Por exemplo, a China representa mais de 30% das vendas de empresas americanas de semicondutores, como a Intel e a Applied Materials. A dissociação completa das cadeias de valor globais, que foram construídas desde a década de 1980, seria extremamente difícil e cara, como apontam especialistas do setor. Líderes de empresas como a ASML, que detém o monopólio da litografia ultravioleta extrema, alertam que desvincular a produção global poderia gerar pressões inflacionárias significativas e prejudicar a competitividade global.

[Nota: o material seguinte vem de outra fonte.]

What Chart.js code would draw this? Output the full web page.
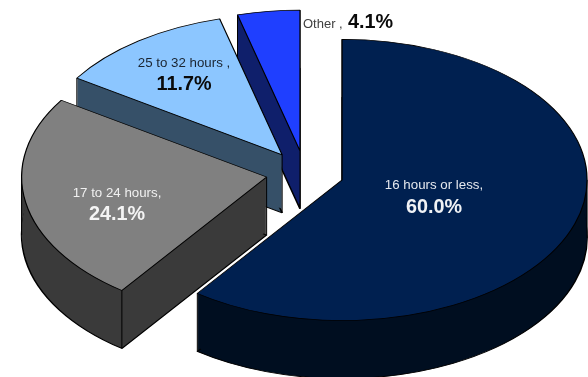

Geopolítica e a Necessidade de Cooperação na Transição Energética

Embora as tensões comerciais e tecnológicas entre a China e o Ocidente estejam a intensificar-se, a interdependência global na produção de tecnologias verdes implica que a colaboração será inevitável. A transição energética, que exige investimentos maciços em energias renováveis e veículos elétricos, depende da capacidade de diferentes países de trabalharem em conjunto para enfrentar os desafios das alterações climáticas. A China, com o seu papel central na cadeia de fornecimento de tecnologias verdes, terá um papel crucial neste processo.

Para a Europa e os Estados Unidos, o desafio será encontrar o equilíbrio certo entre a proteção às indústrias locais e à colaboração com a China para garantir o sucesso da transição energética global. A longo prazo, será necessário um nível de pragmatismo por parte de todos os atores envolvidos, reconhecendo que a competição não deve minar os objetivos globais de sustentabilidade.

A história já nos ensinou muitas vezes que o futuro nunca acompanha um guião. Na encruzilhada entre inovação e tensões geopolíticas, a transição energética mundial está suspensa num jogo de equilíbrios frágeis. A China, com o seu domínio verde, talvez seja o ator mais imprevisível deste palco global. Para que este espetáculo não termine na tragédia climática, será necessário que todas as nações abandonem o papel de antagonistas e encenem, em conjunto, o maior ato de cooperação da história moderna.